Ms. Lewis also contrasted U.S. relationships to its allies and partners – true “partnerships” based on “traditional, and decades old, alliances in Europe and Asia … [bringing] to bear a global network of like-minded states” – against the approach of U.S. adversaries, who simply “seek to advance their own malign interests by co-opting and cajoling countries who are vulnerable to such advances.”

This theme of ‘American values’ as the basis for the strength of U.S. alliances and partnerships was present throughout the hearing; both witnesses specifically affirmed that all relationships should be based not just on U.S. interests but American values. Dr. Karlin herself differentiated U.S. security cooperation as that which has “some real standards,” noting in her opening statement that the U.S. sets “a high bar for human rights, gender equity and equality, humanitarian affairs, and rule of law.”

To improve U.S. security cooperation, Dr. Karlin noted that the Department of Defense is focusing on three priority areas.
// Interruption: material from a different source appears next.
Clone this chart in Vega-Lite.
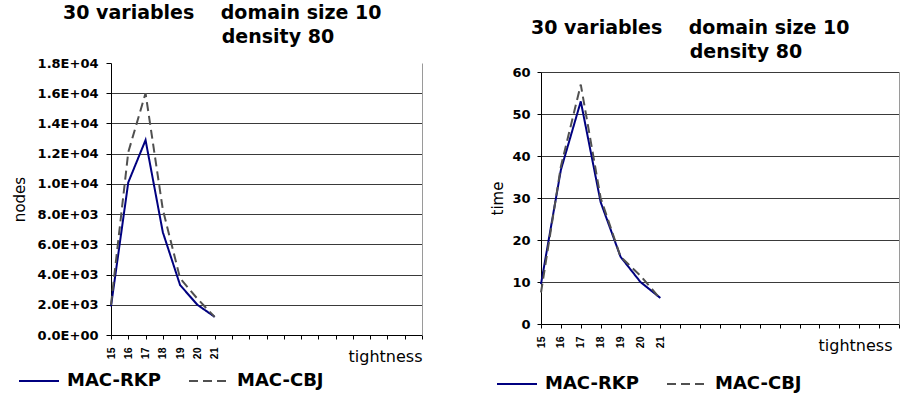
{
  "$schema": "https://vega.github.io/schema/vega-lite/v6.json",
  "background": "white",
  "padding": {"left": 12, "top": 4, "right": 0, "bottom": 0},
  "spacing": 62,
  "datasets": {
    "nodes": [
      {"tightness": 15, "series": "MAC-RKP", "value": 1900},
      {"tightness": 16, "series": "MAC-RKP", "value": 10100},
      {"tightness": 17, "series": "MAC-RKP", "value": 12900},
      {"tightness": 18, "series": "MAC-RKP", "value": 6800},
      {"tightness": 19, "series": "MAC-RKP", "value": 3300},
      {"tightness": 20, "series": "MAC-RKP", "value": 2000},
      {"tightness": 21, "series": "MAC-RKP", "value": 1200},
      {"tightness": 15, "series": "MAC-CBJ", "value": 2000},
      {"tightness": 16, "series": "MAC-CBJ", "value": 12100},
      {"tightness": 17, "series": "MAC-CBJ", "value": 16000},
      {"tightness": 18, "series": "MAC-CBJ", "value": 8300},
      {"tightness": 19, "series": "MAC-CBJ", "value": 3750},
      {"tightness": 20, "series": "MAC-CBJ", "value": 2400},
      {"tightness": 21, "series": "MAC-CBJ", "value": 1200}
    ],
    "time": [
      {"tightness": 15, "series": "MAC-RKP", "value": 9.5},
      {"tightness": 16, "series": "MAC-RKP", "value": 36.7},
      {"tightness": 17, "series": "MAC-RKP", "value": 53},
      {"tightness": 18, "series": "MAC-RKP", "value": 29},
      {"tightness": 19, "series": "MAC-RKP", "value": 16},
      {"tightness": 20, "series": "MAC-RKP", "value": 10},
      {"tightness": 21, "series": "MAC-RKP", "value": 6.2},
      {"tightness": 15, "series": "MAC-CBJ", "value": 7.5},
      {"tightness": 16, "series": "MAC-CBJ", "value": 37.5},
      {"tightness": 17, "series": "MAC-CBJ", "value": 57},
      {"tightness": 18, "series": "MAC-CBJ", "value": 30},
      {"tightness": 19, "series": "MAC-CBJ", "value": 16},
      {"tightness": 20, "series": "MAC-CBJ", "value": 11.5},
      {"tightness": 21, "series": "MAC-CBJ", "value": 6}
    ]
  },
  "hconcat": [
    {
      "width": 311,
      "height": 272,
      "data": {"name": "nodes"},
      "title": {
        "text": ["30 variables\u00a0\u00a0\u00a0\u00a0domain size 10", "\u200b\u00a0\u00a0\u00a0\u00a0\u00a0\u00a0\u00a0\u00a0\u00a0\u00a0\u00a0\u00a0\u00a0\u00a0\u00a0\u00a0\u00a0\u00a0\u00a0\u00a0\u00a0\u00a0\u00a0\u00a0density 80"],
        "anchor": "start", "frame": "group", "dx": -48, "offset": 10,
        "font": "DejaVu Sans", "fontSize": 19, "fontWeight": "bold", "lineHeight": 24, "color": "#000"
      },
      "layer": [
        {
          "mark": {"type": "line", "strokeWidth": 2},
          "encoding": {
            "x": {"field": "tightness", "type": "quantitative",
              "scale": {"domain": [15, 33], "nice": false, "zero": false},
              "axis": {
                "values": [15,16,17,18,19,20,21,22,23,24,25,26,27,28,29,30,31,32,33], "tickCount": 40, "format": "d",
                "labelExpr": "datum.value <= 21 ? datum.label : ''", "labelOverlap": false,
                "labelAngle": -90, "labelFont": "Liberation Sans", "labelFontWeight": "bold", "labelFontSize": 10.5,
                "labelColor": "#000", "labelPadding": 8, "tickSize": 4, "tickColor": "#000", "domainColor": "#000",
                "grid": false, "title": "tightness", "titleAnchor": "end", "titleAlign": "right",
                "titleY": 26, "titleBaseline": "alphabetic",
                "titleFont": "DejaVu Sans", "titleFontSize": 16, "titleFontWeight": "normal", "titleColor": "#000"
              }
            },
            "y": {"field": "value", "type": "quantitative",
              "scale": {"domain": [0, 18000], "nice": false},
              "axis": {
                "values": [0,2000,4000,6000,8000,10000,12000,14000,16000,18000], "tickCount": 20,
                "labelExpr": "datum.value == 0 ? '0.0E+00' : (datum.value >= 10000 ? format(datum.value/10000, '.1f') + 'E+04' : format(datum.value/1000, '.1f') + 'E+03')",
                "labelOverlap": false,
                "labelFont": "DejaVu Sans", "labelFontWeight": "bold", "labelFontSize": 13, "labelColor": "#000",
                "labelPadding": 8, "tickSize": 5, "tickColor": "#000", "domainColor": "#000",
                "grid": true, "gridColor": {"condition": {"test": "datum.value >= 18000", "value": "transparent"}, "value": "#3a3a3a"},
                "gridOpacity": 1,
                "title": "nodes", "titleFont": "DejaVu Sans", "titleFontSize": 15, "titleFontWeight": "normal",
                "titleColor": "#000", "titlePadding": 10
              }
            },
            "color": {"field": "series", "type": "nominal",
              "scale": {"domain": ["MAC-RKP", "MAC-CBJ"], "range": ["#000080", "#505050"]},
              "legend": {
                "orient": "none", "legendX": -93, "legendY": 297, "direction": "horizontal", "title": null,
                "symbolType": "stroke", "symbolSize": 1600, "symbolStrokeWidth": 2,
                "labelFont": "DejaVu Sans", "labelFontWeight": "bold", "labelFontSize": 18, "labelColor": "#000",
                "labelOffset": 7, "columnPadding": 24, "padding": 0
              }
            },
            "strokeDash": {"field": "series", "type": "nominal",
              "scale": {"domain": ["MAC-RKP", "MAC-CBJ"], "range": [[1, 0], [9, 5]]},
              "legend": {
                "orient": "none", "legendX": -93, "legendY": 297, "direction": "horizontal", "title": null,
                "symbolType": "stroke", "symbolSize": 1600, "symbolStrokeWidth": 2,
                "labelFont": "DejaVu Sans", "labelFontWeight": "bold", "labelFontSize": 18, "labelColor": "#000",
                "labelOffset": 7, "columnPadding": 24, "padding": 0
              }
            }
          }
        },
        {
          "mark": {"type": "line", "opacity": 0},
          "encoding": {
            "x": {"field": "tightness", "type": "quantitative"},
            "y": {"field": "value", "type": "quantitative",
              "axis": {"orient": "right", "labels": false, "ticks": false, "grid": false, "title": null, "domainColor": "#9a9a9a"}
            }
          }
        }
      ],
      "resolve": {"axis": {"y": "independent"}}
    },
    {
      "width": 358,
      "height": 261,
      "data": {"name": "time"},
      "title": {
        "text": ["30 variables\u00a0\u00a0\u00a0\u00a0domain size 10", "\u200b\u00a0\u00a0\u00a0\u00a0\u00a0\u00a0\u00a0\u00a0\u00a0\u00a0\u00a0\u00a0\u00a0\u00a0\u00a0\u00a0\u00a0\u00a0\u00a0\u00a0\u00a0\u00a0\u00a0\u00a0density 80"],
        "anchor": "start", "frame": "group", "dx": -10, "offset": 1,
        "font": "DejaVu Sans", "fontSize": 19, "fontWeight": "bold", "lineHeight": 24, "color": "#000"
      },
      "layer": [
        {
          "mark": {"type": "line", "strokeWidth": 2},
          "encoding": {
            "x": {"field": "tightness", "type": "quantitative",
              "scale": {"domain": [15, 33], "nice": false, "zero": false},
              "axis": {
                "values": [15,16,17,18,19,20,21,22,23,24,25,26,27,28,29,30,31,32,33], "tickCount": 40, "format": "d",
                "labelExpr": "datum.value <= 21 ? datum.label : ''", "labelOverlap": false,
                "labelAngle": -90, "labelFont": "Liberation Sans", "labelFontWeight": "bold", "labelFontSize": 10.5,
                "labelColor": "#000", "labelPadding": 8, "tickSize": 4, "tickColor": "#000", "domainColor": "#000",
                "grid": false, "title": "tightness", "titleAnchor": "end", "titleAlign": "right",
                "titleX": 351, "titleY": 26, "titleBaseline": "alphabetic",
                "titleFont": "DejaVu Sans", "titleFontSize": 16, "titleFontWeight": "normal", "titleColor": "#000"
              }
            },
            "y": {"field": "value", "type": "quantitative",
              "scale": {"domain": [0, 60], "nice": false, "range": [261, 9]},
              "axis": {
                "values": [0,10,20,30,40,50,60], "tickCount": 20, "format": "d", "labelOverlap": false,
                "labelFont": "DejaVu Sans", "labelFontWeight": "bold", "labelFontSize": 13, "labelColor": "#000",
                "labelPadding": 7, "tickSize": 4, "tickColor": "#000", "domainColor": "#000",
                "grid": true, "gridColor": "#3a3a3a", "gridOpacity": 1,
                "title": "time", "titleFont": "DejaVu Sans", "titleFontSize": 15, "titleFontWeight": "normal",
                "titleColor": "#000", "titlePadding": 6
              }
            },
            "color": {"field": "series", "type": "nominal",
              "scale": {"domain": ["MAC-RKP", "MAC-CBJ"], "range": ["#000080", "#505050"]},
              "legend": {
                "orient": "none", "legendX": -45, "legendY": 300, "direction": "horizontal", "title": null,
                "symbolType": "stroke", "symbolSize": 1600, "symbolStrokeWidth": 2,
                "labelFont": "DejaVu Sans", "labelFontWeight": "bold", "labelFontSize": 18, "labelColor": "#000",
                "labelOffset": 7, "columnPadding": 24, "padding": 0
              }
            },
            "strokeDash": {"field": "series", "type": "nominal",
              "scale": {"domain": ["MAC-RKP", "MAC-CBJ"], "range": [[1, 0], [9, 5]]},
              "legend": {
                "orient": "none", "legendX": -45, "legendY": 300, "direction": "horizontal", "title": null,
                "symbolType": "stroke", "symbolSize": 1600, "symbolStrokeWidth": 2,
                "labelFont": "DejaVu Sans", "labelFontWeight": "bold", "labelFontSize": 18, "labelColor": "#000",
                "labelOffset": 7, "columnPadding": 24, "padding": 0
              }
            }
          }
        },
        {
          "mark": {"type": "line", "opacity": 0},
          "encoding": {
            "x": {"field": "tightness", "type": "quantitative"},
            "y": {"field": "value", "type": "quantitative",
              "axis": {"orient": "right", "labels": false, "ticks": false, "grid": false, "title": null, "domainColor": "#9a9a9a"}
            }
          }
        }
      ],
      "resolve": {"axis": {"y": "independent"}}
    }
  ],
  "resolve": {"legend": {"color": "independent", "strokeDash": "independent"}, "scale": {"color": "independent", "strokeDash": "independent"}},
  "config": {"view": {"stroke": null}}
}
The first is concerned with prioritizing “who and what we invest in,” acknowledging that “the way we approach security cooperation with states on the PRC’s and Russia’s periphery fundamentally differs from how we employ security cooperation elsewhere.” Although in most of the world the U.S. attempts to cultivate “select security partners” with regional influence, Dr. Karlin said, on the Chinese and Russian periphery the U.S. instead “emphasizes building resilience and capability to counter coercive or revisionist activity.”

The second priority area is sustainable impact, striving to incorporate longer-term strategic planning into U.S. investments with the goal of ensuring that allies and partners can properly sustain any capabilities the U.S. provides. Dr. Karlin noted that to accomplish this goal, “we are adopting rigorous learning, encouraging our workforce and partners to identify past pitfalls to draw out what success looks like in security cooperation and tailor it to the partner’s context.”

The third priority area is building a more holistic, integrated approach to U.S. security cooperation, which better considers “higher order questions of mission, organizational structure, and personnel.” Dr. Karlin specifically connected this priority area with the previous goal of sustainability, noting that the U.S. is attempting to ensure that “our partnerships are resilient to shocks and stresses and can endure well past the day when we are consistently investing in them.”

As U.S. policymakers attempt to leverage allies and partners to respond to the Ukraine crisis, the HASC hearing last week accounted strongly for the continued importance of those collaborative relationships, based not just on shared interests but also shared history and values, to maintain regional security. This network of alliances and partnerships is the U.S.’s greatest asset comparative to its adversaries. Future policy should carefully consider how these relationships were useful in responding to the Russian invasion of Ukraine, and how they can potentially be strengthened in the hopes of responding more effectively to future security crises.